As I suspend my ever-present urge to Make Things Happen and learn to let things happen to me, life feels more and more as if it’s unfolding in front of me, like a magical carpet beneath my feet, leading me to wonderful places I never imagined.

5. Follow the flutter.

This is the fun part. Everything else is in preparation for this.

When something is new, it’s often too early for me to really know how significant it will be. This is where I hear people using phrases like “follow your heart” or “trust your gut”—but what does that really mean?

In finding the things in life that make us happy, organizing superstar Marie Kondo uses the Japanese phrase tokimeku, which translates roughly to “spark joy,” but more directly it translates as “flutter, throb, palpitate.”

For me it’s a feeling, not a thought. Sometimes it’s a sense of expansiveness in my chest, other times it’s a sudden spark in my mind or a rush through my body. It’s faint and usually comes as a whisper—which I find all the more reason to remove anything that might distract me from hearing its call. At different times it has felt to me like curiosity, excitement, meaning, or joy.

My job is to move toward that feeling. That’s it.

6. Rinse and repeat.

The remarkable thing about this process is how it feeds itself. The more new ideas, experiences and relationships I encounter, the better I become at discerning and discarding what’s not important. As I begin to understand what I truly value, being open to the world feels less threatening and more exciting. As I open up wider, there’s more opportunity for meaningful experiences to touch me. As my life blossoms I become more confident in setting my own direction, which inevitably leads me toward new, and more interesting places and relationships.

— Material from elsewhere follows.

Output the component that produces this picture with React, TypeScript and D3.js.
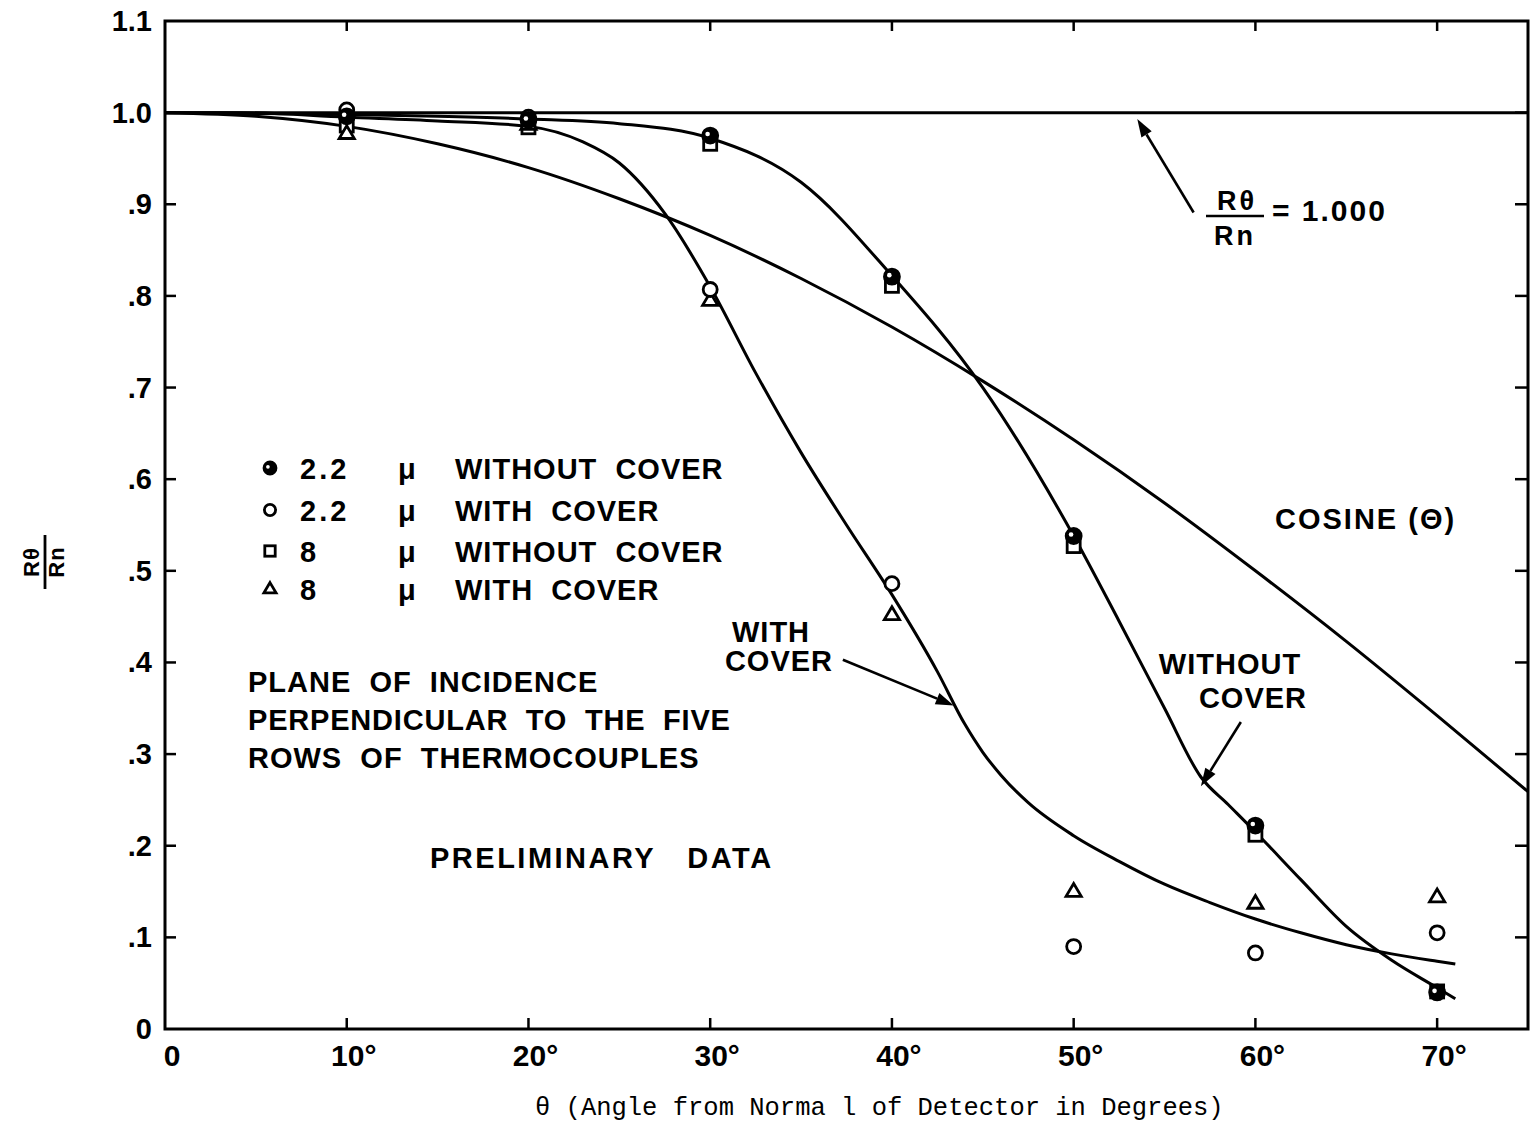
import React from 'react';
import * as d3 from 'd3';

// ---------- data ----------
const angles = [10, 20, 30, 40, 50, 60, 70];
const s22NoCover = [0.996, 0.992, 0.975, 0.821, 0.538, 0.222, 0.040];
const s22Cover = [1.003, 0.995, 0.807, 0.486, 0.090, 0.083, 0.105];
const s8NoCover = [0.986, 0.984, 0.966, 0.811, 0.527, 0.212, 0.041];
const s8Cover = [0.977, 0.987, 0.795, 0.452, 0.150, 0.137, 0.144];

// smooth curves as drawn (angle, ratio)
const cosineCurve: [number, number][] = [
  [0, 1.0], [5, 0.996], [10, 0.985], [15, 0.966], [20, 0.94], [25, 0.906], [30, 0.866],
  [35, 0.819], [40, 0.766], [45, 0.707], [50, 0.643], [55, 0.574], [60, 0.5],
  [65, 0.423], [70, 0.342], [75, 0.259],
];
const withoutCoverCurve: [number, number][] = [
  [0, 1.0], [5, 0.999], [10, 0.998], [15, 0.996], [20, 0.993], [25, 0.988], [30, 0.972],
  [35, 0.924], [40, 0.822], [45, 0.70], [50, 0.538], [52.5, 0.445], [55, 0.35],
  [57, 0.275], [58.5, 0.245], [60, 0.215], [62.5, 0.163], [65, 0.112], [67.5, 0.075],
  [70, 0.045], [71, 0.033],
];
const withCoverCurve: [number, number][] = [
  [0, 1.0], [4, 1.0], [10, 0.995], [15, 0.991], [20, 0.985], [23, 0.968], [25, 0.945],
  [27.5, 0.89], [30, 0.81], [32.5, 0.716], [35, 0.629], [37.5, 0.55], [40, 0.474],
  [42.5, 0.39], [44, 0.333], [45, 0.302], [46, 0.277], [47.5, 0.247], [50, 0.211],
  [52.5, 0.183], [55, 0.158], [57.5, 0.138], [60, 0.12], [62.5, 0.105], [65, 0.092],
  [67.5, 0.082], [70, 0.074], [71, 0.071],
];

const xTickValues = [0, 10, 20, 30, 40, 50, 60, 70];
const xTickLabels = ['0', '10°', '20°', '30°', '40°', '50°', '60°', '70°'];
const yTickValues = [0, 0.1, 0.2, 0.3, 0.4, 0.5, 0.6, 0.7, 0.8, 0.9, 1.0, 1.1];
const yTickLabels = ['0', '.1', '.2', '.3', '.4', '.5', '.6', '.7', '.8', '.9', '1.0', '1.1'];

const legendSizes = ['2.2', '2.2', '8', '8'];
const legendTexts = ['WITHOUT  COVER', 'WITH  COVER', 'WITHOUT  COVER', 'WITH  COVER'];
const legendKinds = ['half', 'circle', 'square', 'triangle'];

const W = 1531;
const H = 1127;
const LET = '"Liberation Sans", Arial, sans-serif';

const x = d3.scaleLinear().domain([0, 75]).range([165, 1528]);
const y = d3.scaleLinear().domain([0, 1.1]).range([1029, 21]);

const line = d3
  .line<[number, number]>()
  .x((d) => x(d[0]))
  .y((d) => y(d[1]))
  .curve(d3.curveMonotoneX);

function Marker({ kind, cx, cy, s = 1 }: { kind: string; cx: number; cy: number; s?: number }) {
  const sw = 2.8;
  if (kind === 'circle') {
    return <circle cx={cx} cy={cy} r={7 * s} fill="#fff" stroke="#000" strokeWidth={sw} />;
  }
  if (kind === 'half') {
    return (
      <g>
        <circle cx={cx} cy={cy} r={7.5 * s} fill="#000" stroke="#000" strokeWidth={sw} />
        <circle cx={cx - 2.6 * s} cy={cy - 1.5 * s} r={2.3 * s} fill="#fff" />
      </g>
    );
  }
  if (kind === 'square') {
    const h = 6.5 * s;
    return <rect x={cx - h} y={cy - h} width={2 * h} height={2 * h} fill="#fff" stroke="#000" strokeWidth={sw} />;
  }
  const r = 8 * s;
  const pts = [
    [cx, cy - r],
    [cx + r * 0.95, cy + r * 0.6],
    [cx - r * 0.95, cy + r * 0.6],
  ]
    .map((p) => p.join(','))
    .join(' ');
  return <polygon points={pts} fill="#fff" stroke="#000" strokeWidth={sw} strokeLinejoin="miter" />;
}

function Arrow({ x1, y1, x2, y2 }: { x1: number; y1: number; x2: number; y2: number }) {
  const ang = Math.atan2(y2 - y1, x2 - x1);
  const L = 18;
  const Wd = 6;
  const bx = x2 - L * Math.cos(ang);
  const by = y2 - L * Math.sin(ang);
  const px = -Math.sin(ang) * Wd;
  const py = Math.cos(ang) * Wd;
  return (
    <g>
      <line x1={x1} y1={y1} x2={bx} y2={by} stroke="#000" strokeWidth={2.6} />
      <polygon points={`${x2},${y2} ${bx + px},${by + py} ${bx - px},${by - py}`} fill="#000" />
    </g>
  );
}

export default function App() {
  const left = x(0);
  const right = x(75);
  const top = y(1.1);
  const bottom = y(0);

  const series = [
    { kind: 'square', vals: s8NoCover },
    { kind: 'triangle', vals: s8Cover },
    { kind: 'circle', vals: s22Cover },
    { kind: 'half', vals: s22NoCover },
  ];

  const bold = { fontFamily: LET, fontWeight: 700 as const, fontSize: 29, whiteSpace: 'pre' as const };

  return (
    <svg
      width={W}
      height={H}
      viewBox={`0 0 ${W} ${H}`}
      style={{ position: 'absolute', left: 0, top: 0, background: '#fff', display: 'block' }}
    >
      <rect x={0} y={0} width={W} height={H} fill="#fff" />

      {/* frame */}
      <rect x={left} y={top} width={right - left} height={bottom - top} fill="none" stroke="#000" strokeWidth={3} />
      {/* reference line R/Rn = 1 */}
      <line x1={left} x2={right} y1={y(1)} y2={y(1)} stroke="#000" strokeWidth={3} />

      {/* ticks */}
      {xTickValues.slice(1).map((v) => (
        <g key={'xt' + v}>
          <line x1={x(v)} x2={x(v)} y1={bottom} y2={bottom - 11} stroke="#000" strokeWidth={2.5} />
          <line x1={x(v)} x2={x(v)} y1={top} y2={top + 10} stroke="#000" strokeWidth={2.5} />
        </g>
      ))}
      {yTickValues.slice(1, -1).map((v) => (
        <g key={'yt' + v}>
          <line x1={left} x2={left + 11} y1={y(v)} y2={y(v)} stroke="#000" strokeWidth={2.5} />
          <line x1={right} x2={right - 13} y1={y(v)} y2={y(v)} stroke="#000" strokeWidth={2.5} />
        </g>
      ))}

      {/* tick labels */}
      {yTickValues.map((v, i) => (
        <text key={'yl' + v} x={left - 13} y={y(v) + 10} textAnchor="end" style={{ ...bold, fontSize: 29 }}>
          {yTickLabels[i]}
        </text>
      ))}
      {xTickValues.map((v, i) => (
        <text key={'xl' + v} x={x(v) + 7} y={bottom + 37} textAnchor="middle" style={{ ...bold, fontSize: 30 }}>
          {xTickLabels[i]}
        </text>
      ))}

      {/* axis titles */}
      <text
        x={535}
        y={1115}
        style={{ fontFamily: '"Liberation Mono", "Courier New", monospace', fontSize: 25.5, whiteSpace: 'pre' }}
      >
        {'θ (Angle from Norma l of Detector in Degrees)'}
      </text>
      <g transform="translate(45,562) rotate(-90)">
        <text x={0} y={-6} textAnchor="middle" style={{ ...bold, fontSize: 22, letterSpacing: 1 }}>
          Rθ
        </text>
        <line x1={-27} x2={27} y1={0} y2={0} stroke="#000" strokeWidth={2.8} />
        <text x={0} y={19} textAnchor="middle" style={{ ...bold, fontSize: 22, letterSpacing: 1 }}>
          Rn
        </text>
      </g>

      {/* curves */}
      <path d={line(cosineCurve) || ''} fill="none" stroke="#000" strokeWidth={3} />
      <path d={line(withoutCoverCurve) || ''} fill="none" stroke="#000" strokeWidth={3} />
      <path d={line(withCoverCurve) || ''} fill="none" stroke="#000" strokeWidth={3} />

      {/* data points */}
      {series.map((s) =>
        angles.map((a, i) => <Marker key={s.kind + a} kind={s.kind} cx={x(a)} cy={y(s.vals[i])} />)
      )}

      {/* legend */}
      {legendKinds.map((k, i) => {
        const cy = [468, 510, 551, 589][i];
        return (
          <g key={'lg' + i}>
            <Marker kind={k} cx={270} cy={cy} s={0.8} />
            <text x={300} y={cy + 11} style={{ ...bold, letterSpacing: 3 }}>
              {legendSizes[i]}
            </text>
            <text x={398} y={cy + 11} style={bold}>
              μ
            </text>
            <text x={455} y={cy + 11} style={{ ...bold, letterSpacing: 1 }}>
              {legendTexts[i]}
            </text>
          </g>
        );
      })}

      {/* notes */}
      <text x={248} y={692} style={{ ...bold, letterSpacing: 1 }}>
        {'PLANE  OF  INCIDENCE'}
      </text>
      <text x={248} y={730} style={{ ...bold, letterSpacing: 0.8 }}>
        {'PERPENDICULAR  TO  THE  FIVE'}
      </text>
      <text x={248} y={768} style={{ ...bold, letterSpacing: 1 }}>
        {'ROWS  OF  THERMOCOUPLES'}
      </text>
      <text x={430} y={868} style={{ ...bold, letterSpacing: 2.5 }}>
        {'PRELIMINARY   DATA'}
      </text>
      <text x={1275} y={529} style={{ ...bold, letterSpacing: 2 }}>
        {'COSINE (Θ)'}
      </text>

      {/* with cover annotation */}
      <text x={771} y={642} textAnchor="middle" style={{ ...bold, letterSpacing: 1 }}>
        WITH
      </text>
      <text x={779} y={671} textAnchor="middle" style={{ ...bold, letterSpacing: 1 }}>
        COVER
      </text>
      <Arrow x1={x(37.3)} y1={y(0.403)} x2={x(43.4)} y2={y(0.353)} />

      {/* without cover annotation */}
      <text x={1230} y={674} textAnchor="middle" style={{ ...bold, letterSpacing: 1 }}>
        WITHOUT
      </text>
      <text x={1253} y={708} textAnchor="middle" style={{ ...bold, letterSpacing: 1 }}>
        COVER
      </text>
      <Arrow x1={x(59.2)} y1={y(0.335)} x2={x(57.0)} y2={y(0.265)} />

      {/* R/Rn = 1.000 annotation */}
      <text x={1237} y={210} textAnchor="middle" style={{ ...bold, fontSize: 27, letterSpacing: 3 }}>
        Rθ
      </text>
      <line x1={1206} x2={1264} y1={216} y2={216} stroke="#000" strokeWidth={2.5} />
      <text x={1235} y={245} textAnchor="middle" style={{ ...bold, fontSize: 27, letterSpacing: 3 }}>
        Rn
      </text>
      <text x={1272} y={221} style={{ ...bold, fontSize: 30, letterSpacing: 2 }}>
        {'= 1.000'}
      </text>
      <Arrow x1={x(56.6)} y1={y(0.891)} x2={x(53.5)} y2={y(0.993)} />
    </svg>
  );
}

I don’t think there is such a thing as doing it wrong, only doing it better. Every step we consciously make—even those in the wrong direction—helps illuminate the way. Every moment brings with it new opportunities for us to awaken.

It’s the process of finding myself in the world around me, each flutter of the heart another breadcrumb left by my soul, leading me back home.

Exploring where that path leads, I suspect, is my life’s work.